Jack goes to Heinrich’s room and asks him about the convicted murderer with whom Heinrich plays chess by mail. The man killed six people, shooting them at random. Heinrich tells Jack that his mother, Mother Devi, wants him to go and stay on the ashram for the summer, but he has no way of determining whether he really wants to go or not. For all he knows, any desire he has is a result of some random activity in some part of the brain, so how can it be relied upon?
In the morning, Jack checks his bank balance at the automated teller machine and is relieved and comforted to know that the system confirms his own laborious calculations. He is in tune with the invisible electronic system on which everyone depends, and this makes him content.
Chapter 11
Jake wakes up in the night, his fears of death assailing him. In the morning, he talks to Babette about his former wife Dana Breedlove, who is a CIA agent. In the evening, he and Babette go to Murray’s room for dinner. Murray talks about how he has been watching TV for two months, far into the night, taking notes. He calls TV “a primal force in the American home” (51).
As Jack and Babette go home, Babette admits that she is continually forgetting things, and she wonders why. Jack tries to get her to tell him what drug she is taking that may be affecting her memory, but she answers evasively.
Chapter 12
Jack takes German lessons twice a week from Howard Dunlop. At a personal level, Jack does not find him very easy to get on with, but he does learn that Howard also teaches Greek, Latin, ocean sailing and meteorology. On his return home Jack finds Bob Pardee, Denise’s father, practicing gold swings in the kitchen. Later, Bob takes the three older children to dinner while Jack takes Babette to the house of Mr. Treadwell, an old blind man to whom Babette reads. When Babette arrives she finds that the old man is not there. They report him as a missing person to the state trooper barracks.
Analysis, Chapters 10-12
Heinrich’s observations about the functioning of the brain reinforce his comments in chapter 6 about not trusting the evidence of the senses. He tells Jack that he has no good way of knowing what he really wants: “How do you know whether something is really what you want to do or just some kind of nerve impulse in the brain?” (45). Again, this strikes the postmodern note of the impossibility of arriving at an objective truth by rational, scientific inquiry. Taken to an extreme, it might suggest a world devoid of meaning and values. As William S. Haney describes postmodernism, “All values are replaced by interpretation, which becomes the foundation or essential feature of the universe” (Culture and Consciousness: Literature Regained, p. 24).

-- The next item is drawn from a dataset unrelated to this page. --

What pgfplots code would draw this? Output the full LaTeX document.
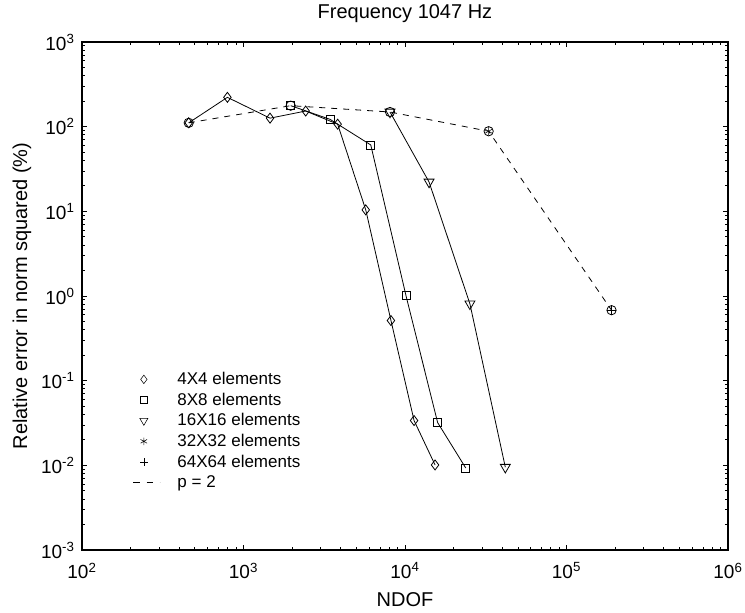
\documentclass[border=0pt]{standalone}
\usepackage{pgfplots}
\pgfplotsset{compat=1.18}
\usepackage{fontspec}
\setmainfont{Liberation Sans}
\begin{document}
\begin{tikzpicture}
\useasboundingbox (-61.5pt,-47.25pt) rectangle (497.25pt,412.5pt);
\begin{axis}[
  at={(0pt,0pt)}, anchor=south west, scale only axis,
  width=484.5pt, height=381pt,
  xmode=log, ymode=log,
  xmin=1e2, xmax=1e6, ymin=1e-3, ymax=1e3,
  axis line style={line width=0.9pt},
  every tick/.style={black, line width=0.6pt},
  major tick length=4pt, minor tick length=2.5pt,
  xtick={1e2,1e3,1e4,1e5,1e6},
  xticklabels={10\textsuperscript{2},10\textsuperscript{3},10\textsuperscript{4},10\textsuperscript{5},10\textsuperscript{6}},
  ytick={1e-3,1e-2,1e-1,1e0,1e1,1e2,1e3},
  yticklabels={10\textsuperscript{-3},10\textsuperscript{-2},10\textsuperscript{-1},10\textsuperscript{0},10\textsuperscript{1},10\textsuperscript{2},10\textsuperscript{3}},
  minor xtick={200,300,400,500,600,700,800,900,2000,3000,4000,5000,6000,7000,8000,9000,20000,30000,40000,50000,60000,70000,80000,90000,200000,300000,400000,500000,600000,700000,800000,900000},
  minor ytick={0.002,0.003,0.004,0.005,0.006,0.007,0.008,0.009,0.02,0.03,0.04,0.05,0.06,0.07,0.08,0.09,0.2,0.3,0.4,0.5,0.6,0.7,0.8,0.9,2,3,4,5,6,7,8,9,20,30,40,50,60,70,80,90,200,300,400,500,600,700,800,900},
  tick label style={font=\fontsize{14.25}{16}\selectfont},
  xticklabel style={yshift=-6pt},
  yticklabel style={xshift=-2pt},
  xlabel={NDOF}, ylabel={Relative error in norm squared (\%)},
  label style={font=\fontsize{15}{17}\selectfont},
  xlabel style={at={(axis description cs:0.5,-0.098)}, anchor=center},
  ylabel style={at={(axis description cs:-0.093,0.5)}, anchor=center},
  legend style={draw=none, fill=none, at={(axis description cs:0.072,0.361)}, anchor=north west,
    font=\fontsize{12.75}{14}\selectfont, row sep=0.75pt},
  legend cell align=left,
]
\addlegendimage{legend image code/.code={\path (0pt,0pt) (31pt,0pt); \draw[black, only marks, mark=diamond, mark size=3.2pt] plot coordinates {(8pt,0pt)};}}
\addlegendentry{4X4 elements}
\addlegendimage{legend image code/.code={\path (0pt,0pt) (31pt,0pt); \draw[black, only marks, mark=square, mark size=2.6pt] plot coordinates {(8pt,0pt)};}}
\addlegendentry{8X8 elements}
\addlegendimage{legend image code/.code={\path (0pt,0pt) (31pt,0pt); \draw[black, only marks, mark=triangle, mark size=3.5pt, mark options={rotate=180}] plot coordinates {(8pt,0pt)};}}
\addlegendentry{16X16 elements}
\addlegendimage{legend image code/.code={\path (0pt,0pt) (31pt,0pt); \draw[black, only marks, mark=asterisk, mark size=2.8pt] plot coordinates {(8pt,0pt)};}}
\addlegendentry{32X32 elements}
\addlegendimage{legend image code/.code={\path (0pt,0pt) (31pt,0pt); \draw[black, only marks, mark=+, mark size=2.8pt] plot coordinates {(8pt,0pt)};}}
\addlegendentry{64X64 elements}
\addlegendimage{legend image code/.code={\path (0pt,0pt) (31pt,0pt); \draw[black, line width=0.6pt, dash pattern=on 5pt off 5pt] (0pt,0pt) -- (20pt,0pt);}}
\addlegendentry{p = 2}

% 4X4
\addplot[black, line width=0.6pt, mark=diamond, mark size=3.75pt, forget plot] coordinates {
(458,111) (795,222) (1459,126) (2427,153) (3828,107) (5714,10.4) (8185,0.513) (11380,0.0338) (15350,0.0101)};
% 8X8
\addplot[black, line width=0.6pt, mark=square, mark size=3pt, forget plot] coordinates {
(1960,177) (3435,122) (6138,60.8) (10140,1.01) (15920,0.032) (23770,0.0093)};
% 16X16
\addplot[black, line width=0.6pt, mark=triangle, mark size=4.3pt, mark options={rotate=180}, forget plot] coordinates {
(8073,149) (14090,22.2) (25230,0.807) (41790,0.0095)};
% 32X32
\addplot[black, only marks, mark=asterisk, mark size=3pt, forget plot] coordinates {(32950,88.3)};
% 64X64
\addplot[black, only marks, mark=+, mark size=3.5pt, forget plot] coordinates {(190000,0.68)};
% p = 2
\addplot[black, line width=0.6pt, dash pattern=on 4.5pt off 4.5pt, forget plot] coordinates {
(458,111) (1960,177) (8073,149) (32950,88.3) (190000,0.68)};
\addplot[black, only marks, mark=o, mark size=3.5pt, line width=0.6pt, forget plot] coordinates {
(458,111) (1960,177) (8073,149) (32950,88.3) (190000,0.68)};
\end{axis}
\node[anchor=base, font=\fontsize{15}{17}\selectfont] at (242.25pt,398.25pt) {Frequency 1047 Hz};
\end{tikzpicture}
\end{document}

Jack’s fear of death surfaces again and runs like a leitmotif through the novel, as does Murray’s almost mystical love of television. The latter strikes a rather surprising note, since it is more common for social scientists to disparage television as superficial. Oddly, Murray’s students, who might be expected to like television, in fact dislike it. But for Murray, it is a treasure trove of secret symbols and signs, a databank full of “sacred formulas,” (51) a timeless American myth constantly in the making. The power of television is confirmed by Howard Dunlop’s story. He was severely depressed following his mother’s death but was brought back to life one day when he saw a weather report on television: “A dynamic young man with a glowing pointer stood before a multicolored satellite photo . . . I sat there mesmerized by this self-assurance and skill” (55). Just as Murray argued in the previous chapter, television has a kind of mythic power to those who allow themselves to receive it. It is a positive manifestation of the “waves and radiation” that permeate American society, and which give Part I of the novel its title.